The group is represented by Lakeland-based lawyer A. Brent Geohagan. CSX and the city of Winter Haven, which owns the land where the hub would be located, have 20 days to respond to the suit under Florida law.
Geohagan said his clients are not seeking a temporary emergency injunction at this point, but if they see CSX make a significant move - such as closing on the deal to purchase land from the city of Winter Haven - they will.
Jacksonville-based CSX calls the project an “integrated logistics center,” a statewide rail-to-truck distribution center unlike anything in the Southeast. It would handle vehicles and shipping containers routed primarily from the nation’s West Coast ports.
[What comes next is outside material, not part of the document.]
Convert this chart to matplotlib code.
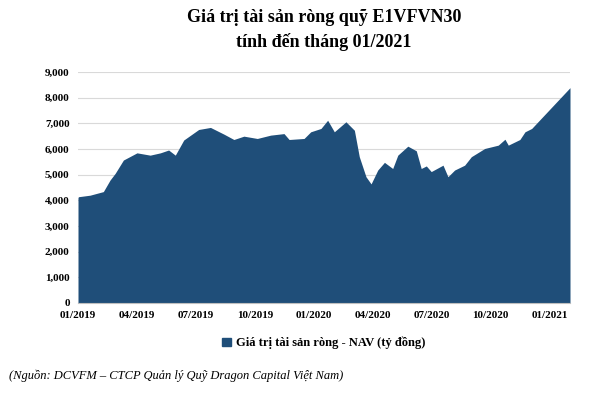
import matplotlib
matplotlib.use("Agg")
import matplotlib.pyplot as plt
from matplotlib.patches import Patch

months = [0.0,0.02,0.61,1.29,1.63,1.89,2.31,3.0,3.67,4.19,4.61,4.95,5.38,6.14,6.74,7.42,7.93,8.44,9.12,9.80,10.48,10.74,11.50,11.84,12.36,12.70,13.04,13.63,14.06,14.31,14.65,14.91,15.25,15.59,16.01,16.27,16.78,17.21,17.46,17.72,17.97,18.57,18.82,19.16,19.67,20.01,20.69,21.38,21.72,21.89,22.48,22.74,23.08,25.03]
nav = [4100,4140,4200,4340,4790,5050,5570,5850,5760,5850,5960,5760,6350,6760,6840,6580,6370,6500,6410,6540,6600,6370,6410,6670,6800,7120,6670,7060,6730,5700,4920,4640,5180,5480,5240,5760,6110,5930,5240,5340,5120,5370,4920,5180,5370,5700,6020,6150,6380,6150,6370,6670,6800,8390]
tick_pos = [0,3,6,9,12,15,18,21,24]
tick_labels = ["01/2019","04/2019","07/2019","10/2019","01/2020","04/2020","07/2020","10/2020","01/2021"]
yticks = list(range(0, 9001, 1000))

plt.rcParams["font.family"] = "Liberation Serif"
fig = plt.figure(figsize=(6,4), dpi=100)
ax = fig.add_axes([0.13, 0.2425, 0.82, 0.5775])
color = "#1f4e79"
ax.fill_between(months, nav, 0, color=color, linewidth=0)
ax.set_xlim(0, 25.03)
ax.set_ylim(0, 9000)
ax.set_yticks(yticks)
ax.set_yticklabels([f"{v:,}" for v in yticks], fontsize=8, fontweight="bold")
ax.set_xticks(tick_pos)
ax.set_xticklabels(tick_labels, fontsize=8, fontweight="bold")
ax.grid(axis="y", color="#d9d9d9", linewidth=0.8)
ax.set_axisbelow(True)
for s in ["top","right","left"]:
    ax.spines[s].set_visible(False)
ax.spines["bottom"].set_color("#bfbfbf")
ax.tick_params(length=0, pad=6)
fig.text(0.54, 0.955, "Giá trị tài sản ròng quỹ E1VFVN30", ha="center", va="center", fontsize=13, fontweight="bold")
fig.text(0.54, 0.895, "tính đến tháng 01/2021", ha="center", va="center", fontsize=13, fontweight="bold")
fig.legend(handles=[Patch(color=color, label="Giá trị tài sản ròng - NAV (tỷ đồng)")], loc="center", bbox_to_anchor=(0.54, 0.142), frameon=False, prop={"size":9, "weight":"bold"}, handlelength=0.7, handleheight=0.7, handletextpad=0.4)
fig.text(0.015, 0.06, "(Nguồn: DCVFM – CTCP Quản lý Quỹ Dragon Capital Việt Nam)", fontsize=9, style="italic", va="center")
fig.savefig("out.png")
At the Winter Haven hub, the containers would be transferred from trains to hundreds of waiting trucks. CSX has projected that the hub will produce up to 1,150 trips a day on State Road 60. That’s before the inclusion of the surrounding distribution center, which covers a much larger area than the train hub.
CSX and other project backers in Winter Haven say it may employ up to 2,000 people.
The hub is the backbone of a half-billion-dollar deal put together last year by then-Gov. Jeb Bush’s administration that would reorganize freight rail traffic throughout the state and bring commuter rail to the Orlando area.